A rogue landlord has been found guilty and fined £40,000 for letting out a dangerous and unlicensed house in multiple occupation (HMO) in Lincoln.

This is the second largest fine for a rogue landlord ever obtained by City of Lincoln Council.

Julie Churchill was responsible for an unlicensed HMO at 135 Monks Road, Lincoln, which was deemed dangerous by the magistrates for failing to comply with a number of safety breaches under the Housing Act 2004.

Cllr Donald Nannestad, portfolio holder for Quality Housing at City of Lincoln Council, said: “We’re extremely pleased to bring another case to justice as part of our ongoing battle to crack down on rogue landlords in Lincoln.

“This property was dangerous and as a council, we will not allow landlords to ignore their legal responsibilities, even if they refuse to engage with us.

“We have a statutory duty to ensure HMO properties are compliant with standards, and this is with good reason.

“Most landlords have proactively applied for HMO licences or responded to reminders when the regulations changed in October last year, so it’s not fair to those who comply with the law and pay their licence fees.

“A big thank you to the council’s private housing and legal teams for bringing this case to justice.

“We want to ensure Lincoln is a safe place for everyone to call home.”

The property had no fire doors to the bedrooms, ground floor lounge or kitchen, no working fire alarms on the ground floor, and one of the bedroom doors had a large gap to the top which would allow smoke to escape in the event of a fire.

Three of the bedroom doors could be locked by a padlock which if in use, would not allow for a quick exit.

The court heard that if a fire had erupted in this building, these inadequate fire warning systems and lack of fire containment measures would have put the tenants at extreme risk.

Upon sentencing, the magistrates said: “Ms Churchill endangered lives by not adhering to the management regulations for fire safety.

“There was a lack of fire doors in the property, a lack of fire alarms and a slip hazard on the stairs.

“Ms Churchill could easily have remedied these defects months if not years ago.”

The stairs were painted gloss black and had no slip resistance in the event of a tenant falling, and the kitchen did not have adequate kitchen facilities for the seven tenants living in the property.

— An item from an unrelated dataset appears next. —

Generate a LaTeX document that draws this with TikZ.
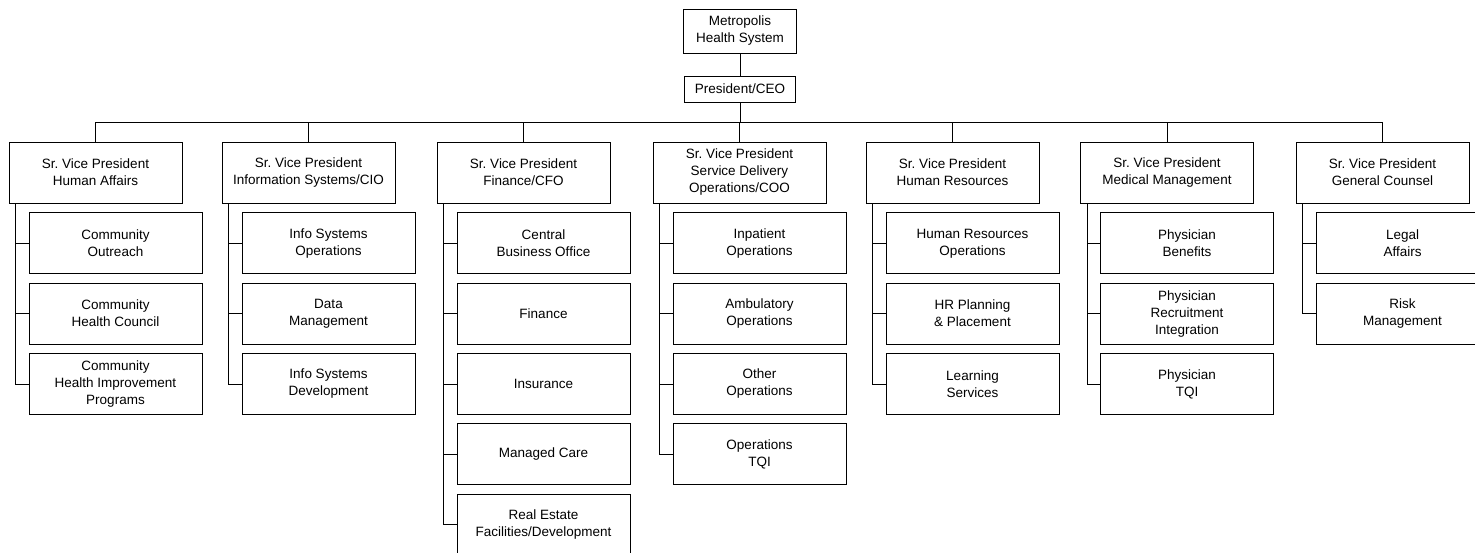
\documentclass[tikz,border=0pt]{standalone}
\usepackage{fontspec}
\setmainfont{Liberation Sans}
\usetikzlibrary{positioning}

\newcommand\orgfont{\fontsize{13.5}{17}\selectfont}
\def\vps{95.5/ha/{Human Affairs}, 308.5/is/{Information Systems/CIO}, 523.5/fi/{Finance/CFO}, 739.5/sd/{Service Delivery\\Operations/COO}, 952.5/hr/{Human Resources}, 1167/mm/{Medical Management}, 1382.5/gc/{General Counsel}}
\def\units{ha/1/{Community\\Outreach}, ha/2/{Community\\Health Council}, ha/3/{Community\\Health Improvement\\Programs},
  is/1/{Info Systems\\Operations}, is/2/{Data\\Management}, is/3/{Info Systems\\Development},
  fi/1/{Central\\Business Office}, fi/2/{Finance}, fi/3/{Insurance}, fi/4/{Managed Care}, fi/5/{Real Estate\\Facilities/Development},
  sd/1/{Inpatient\\Operations}, sd/2/{Ambulatory\\Operations}, sd/3/{Other\\Operations}, sd/4/{Operations\\TQI},
  hr/1/{Human Resources\\Operations}, hr/2/{HR Planning\\\& Placement}, hr/3/{Learning\\Services},
  mm/1/{Physician\\Benefits}, mm/2/{Physician\\Recruitment\\Integration}, mm/3/{Physician\\TQI},
  gc/1/{Legal\\Affairs}, gc/2/{Risk\\Management}}
\tikzstyle{box}=[draw, rectangle, line width=0.8pt, inner sep=2pt, align=center, font=\orgfont]
\tikzstyle{unit}=[box, minimum width=173pt, minimum height=61pt]
\tikzstyle{link}=[draw, line width=0.8pt]

\begin{document}
\begin{tikzpicture}[x=1pt, y=-1pt]
  \useasboundingbox (0,0) rectangle (1475,553);

  % Top of the chart
  \node[box, minimum width=113pt, minimum height=44pt] (mhs) at (740, 31) {Metropolis\\Health System};
  \node[box, minimum width=111pt, minimum height=26pt] (ceo) at (740, 89) {President/CEO};
  \coordinate (bus) at (740, 122);
  \path[link] (mhs) -- (ceo);
  \path[link] (ceo) -- (bus);

  % Then the vice presidents, hanging from the bus
  \foreach \cx/\name/\title in \vps {
    \node[unit] (\name) at (\cx, 172.5) {Sr.\ Vice President\\\title};
    \path[link] (\name.north) |- (bus);
  }

  % Units below each vice president
  \foreach \boss/\i/\txt in \units {
    \node[unit, anchor=north west] (\boss\i) at ([xshift=20pt, yshift={-(9+70.3*(\i-1))*1pt}]\boss.south west) {\txt};
    \path[link] ([xshift=7pt]\boss.south west) |- (\boss\i.west);
  }
\end{tikzpicture}
\end{document}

One of the occupied bedrooms was below the legal minimum size for an adult.

It was heard in court that the repair of these defects would have cost Churchill as little as £6,000.

Under the belief that the property was being unlawfully let as an HMO, it was inspected by private housing officers and the police under a magistrates’ court warrant on 23 January 2019.

They found that it was occupied by seven unrelated immigrants in four bedrooms, who spoke little English and were unaware of their rights.

They had no tenancy agreement, rent book or rent receipt during their tenancy.

Only two of the seven tenants knew what the landlord’s name was.

Churchill was taking up to £1,480 per month in rent, which, would give her an income of approximately £35,520 over the two years she had owned the property.